I realized that when I caught a glimpse of him during the day, I couldn’t look away right away but instead watched him suspiciously. He never did anything definably different, but his programming and his wiring and his other features could be designed to imitate the living creature he’d been. I ended up feeling there was a reason for my suspicion, because if he were a real dog, I would get over it. My instincts would tell me.

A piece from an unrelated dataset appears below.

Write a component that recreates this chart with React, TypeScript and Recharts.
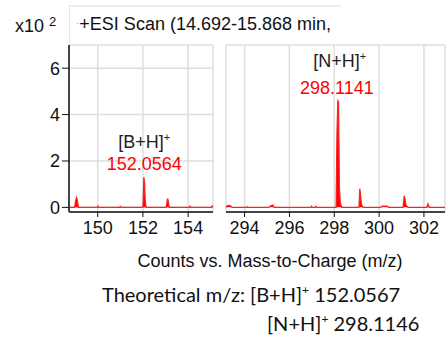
import { ComposedChart, Area, XAxis, YAxis, CartesianGrid, ReferenceDot } from 'recharts';

// m/z window 1 (around [B+H]+)
const lowMz = [
  148.73, 148.98, 149.02, 149.06, 149.1, 149.15, 149.98, 150.01, 150.04, 150.97, 151.0, 151.03,
  152.0, 152.04, 152.07, 152.1, 152.14, 153.03, 153.09, 153.12, 153.16, 154.05, 154.08, 154.11,
  155.02, 155.06, 155.1,
];
const lowCounts = [
  0, 0, 0.28, 0.43, 0.3, 0, 0, 0.05, 0, 0, 0.04, 0,
  0, 1.3, 1.1, 0.35, 0, 0, 0.38, 0.3, 0, 0, 0.05, 0,
  0, 0.06, 0,
];

// m/z window 2 (around [N+H]+)
const highMz = [
  293.17, 293.22, 293.3, 293.38, 293.44, 294.08, 294.11, 294.14, 295.08, 295.13, 295.2, 295.26,
  295.32, 296.96, 296.99, 297.02, 297.15, 297.18, 297.22, 298.08, 298.12, 298.16, 298.19, 298.23,
  298.27, 298.33, 299.1, 299.14, 299.17, 299.21, 299.28, 300.08, 300.12, 300.25, 300.38, 300.42,
  301.07, 301.12, 301.16, 301.2, 301.28, 302.13, 302.18, 302.24, 302.94,
];
const highCounts = [
  0, 0.07, 0.09, 0.06, 0, 0, 0.03, 0, 0, 0.05, 0.08, 0.1,
  0, 0, 0.05, 0, 0, 0.05, 0, 0, 3.2, 4.6, 4.55, 0.9,
  0.2, 0, 0, 0.8, 0.55, 0.15, 0, 0, 0.05, 0.05, 0.05, 0,
  0, 0.5, 0.35, 0.1, 0, 0, 0.15, 0, 0,
];

const lowTicks = [150, 152, 154];
const highTicks = [294, 296, 298, 300, 302];
const yTicks = [0, 2, 4, 6];

const lowData = lowMz.map((mz, i) => ({ mz, counts: lowCounts[i] }));
const highData = highMz.map((mz, i) => ({ mz, counts: highCounts[i] }));

const FONT = 'Arial, "Liberation Sans", sans-serif';
const tickStyle = { fontSize: 18, fill: '#111', fontFamily: FONT };

function PeakLabel(props: any) {
  const { cx, cy, name, mz, top = 29, shift = 0 } = props;
  return (
    <g fontFamily={FONT} fontSize={18} textAnchor="middle">
      <text x={cx + shift} y={cy - top} fill="#222">
        <tspan>{name}</tspan>
        <tspan dy={-7} fontSize={11}>+</tspan>
      </text>
      <text x={cx} y={cy - 7} fill="#ff0000">
        {mz}
      </text>
    </g>
  );
}

export default function App() {
  return (
    <div style={{ position: 'absolute', left: 0, top: 0, width: 448, height: 341, background: '#fff' }}>
      {/* faint title frame */}
      <div
        style={{
          position: 'absolute',
          left: 69,
          top: 5,
          width: 271,
          height: 40,
          borderTop: '2px solid #eee',
          borderLeft: '1px solid #e4e4e4',
        }}
      />
      <div style={{ position: 'absolute', left: 15, top: 16, fontFamily: FONT, fontSize: 18, color: '#111' }}>
        x10 <span style={{ fontSize: 13, position: 'relative', top: -6 }}>2</span>
      </div>
      <div style={{ position: 'absolute', left: 76, top: 14, fontFamily: FONT, fontSize: 18, color: '#111', whiteSpace: 'nowrap' }}>
        <span style={{ color: '#999', fontSize: 10, position: 'relative', top: -3 }}>·</span>+ESI Scan (14.692-15.868 min,
      </div>

      <div style={{ position: 'absolute', left: 0, top: 0 }}>
        <ComposedChart width={215} height={250} data={lowData} margin={{ top: 45, right: 2, bottom: 8, left: 0 }}>
          <CartesianGrid stroke="#dedede" strokeWidth={1.5} />
          <XAxis
            dataKey="mz"
            type="number"
            domain={[148.73, 155.1]}
            ticks={lowTicks}
            allowDataOverflow
            height={30}
            tickSize={5}
            tickMargin={4}
            tick={tickStyle}
            axisLine={{ stroke: '#111', strokeWidth: 1.5 }}
            tickLine={{ stroke: '#111' }}
          />
          <YAxis
            type="number"
            domain={[-0.2, 7]}
            ticks={yTicks}
            allowDataOverflow
            width={69}
            tickSize={7}
            tickMargin={2}
            tick={tickStyle}
            axisLine={{ stroke: '#444', strokeWidth: 2 }}
            tickLine={{ stroke: '#111' }}
          />
          <Area
            type="linear"
            dataKey="counts"
            stroke="#ff2020"
            strokeWidth={1.2}
            fill="#ff0000"
            fillOpacity={1}
            baseValue={0}
            isAnimationActive={false}
            dot={false}
            activeDot={false}
          />
          <ReferenceDot x={152.0564} y={1.3} r={0} shape={(p: any) => <PeakLabel {...p} name="[B+H]" mz="152.0564" top={29} />} />
        </ComposedChart>
      </div>

      <div style={{ position: 'absolute', left: 224, top: 0 }}>
        <ComposedChart width={224} height={250} data={highData} margin={{ top: 45, right: 3, bottom: 8, left: 2 }}>
          <CartesianGrid stroke="#dedede" strokeWidth={1.5} />
          <XAxis
            dataKey="mz"
            type="number"
            domain={[293.17, 302.94]}
            ticks={highTicks}
            allowDataOverflow
            height={30}
            tickSize={5}
            tickMargin={4}
            tick={tickStyle}
            axisLine={{ stroke: '#111', strokeWidth: 1.5 }}
            tickLine={{ stroke: '#111' }}
          />
          <YAxis
            type="number"
            domain={[-0.2, 7]}
            ticks={yTicks}
            allowDataOverflow
            width={0}
            tick={false}
            tickLine={false}
            axisLine={{ stroke: '#e6e6e6', strokeWidth: 1 }}
          />
          <Area
            type="linear"
            dataKey="counts"
            stroke="#ff2020"
            strokeWidth={1.2}
            fill="#ff0000"
            fillOpacity={1}
            baseValue={0}
            isAnimationActive={false}
            dot={false}
            activeDot={false}
          />
          <ReferenceDot x={298.1141} y={4.6} r={0} shape={(p: any) => <PeakLabel {...p} name="[N+H]" mz="298.1141" top={34} shift={3} />} />
        </ComposedChart>
      </div>

      <div style={{ position: 'absolute', left: 0, width: 448, top: 251, textAlign: 'center', paddingLeft: 92, boxSizing: 'border-box', fontFamily: FONT, fontSize: 18, color: '#111', whiteSpace: 'nowrap' }}>
        Counts vs. Mass-to-Charge (m/z)
      </div>
      <div style={{ position: 'absolute', left: 102, top: 282, fontFamily: 'Lato, sans-serif', fontSize: 20, color: '#111', whiteSpace: 'nowrap' }}>
        Theoretical m/z: [B+H]<sup style={{ fontSize: 12 }}>+</sup> 152.0567
      </div>
      <div style={{ position: 'absolute', left: 267, top: 311, fontFamily: 'Lato, sans-serif', fontSize: 20, color: '#111', whiteSpace: 'nowrap' }}>
        [N+H]<sup style={{ fontSize: 12 }}>+</sup> 298.1146
      </div>
    </div>
  );
}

He still trotted after me when I moved from the TV room to the bedroom at night. I still lifted him up on the bed, as I’d been doing the last two years or so, since he’d become too stiff to make the jump. One night, I got him in place, brushed my teeth, and then settled down. Mickey always lay in the middle of the bed, which was fine, since there was enough room and I liked feeling him against my hip. But this night, when I turned out the light, I couldn’t sleep. He felt too hard and too still. I could hear his breathing, but that just brought to mind the thought that it was a sham and all that was happening inside him was a shuffling of electrical impulses and a manipulation of small engines and pistons to drive a bellows. How could I know if he was a robot pretending to sleep, pretending to snore? How could I know if the only relationship I had kept alive was now a farce?
I went back to the vet’s office. Asked what the problem was, I would only say that it was a follow-up to the last visit. I wanted to talk about this only with the doc. They put me in the same exam room as the last time, and I waited with Mickey sitting on my lap (as he was programmed to do?), and I read the same posters over again, despite knowing they would only make me want to avoid ever being responsible for maintaining a cat’s gastrointestinal health.
The doc came in. As if she knew I was there for some very serious purpose, she didn’t say anything right away but rather looked Mickey and me over.
“Has anything changed?” she asked.
“No.”
“What’s the problem?”
I took a minute to try to find the words, and still I didn’t know what they would be until they were out. “I don’t think it’s right to go on living like this,” I said. “I don’t know if you can call it living at all.”
“Some people find it distressing. Some don’t mind at all.” She spoke softly, as if she could make reality kinder with the right tone of voice. If I’d seen her on the street, I’d assume she was some uncaring party girl. But I knew she was very different. I felt lucky to have this insight. “I can assure you the animal is not suffering.”
“I’m not sure,” I said. I wanted to hold Mickey, or look deep into his eyes, or give him a final heartfelt kiss and feel his warmth, but now I was convinced any emotion was wasted. He wouldn’t feel it. He might have some preprogrammed response. He might simulate affection or fear, but I was convinced there was nothing really in there. I felt the grief of being robbed of even grief. “I can’t take it.”
“We can shut him down,” she said.
“That’s what I want.” I cried. I couldn’t contain my sadness. No remedy, no comfort, no limit on despair could seem to have any effect. So much was lost and irrecoverable. Rather than sliding into a pit of sadness, I would say I suddenly noticed how far down I was.
She came over to me where I sat in the chair and kneeled down to my level. I wanted her close to me. I wanted to touch her, to hold her, like I had in my imagination. But I felt like I was stuck in my pit, peering up.
She ran her hands down Mickey’s chest, feeling through the fur. Her fingers found a catch and opened a panel just over where his heart should have been. She pried out the battery pack, and he went stiff.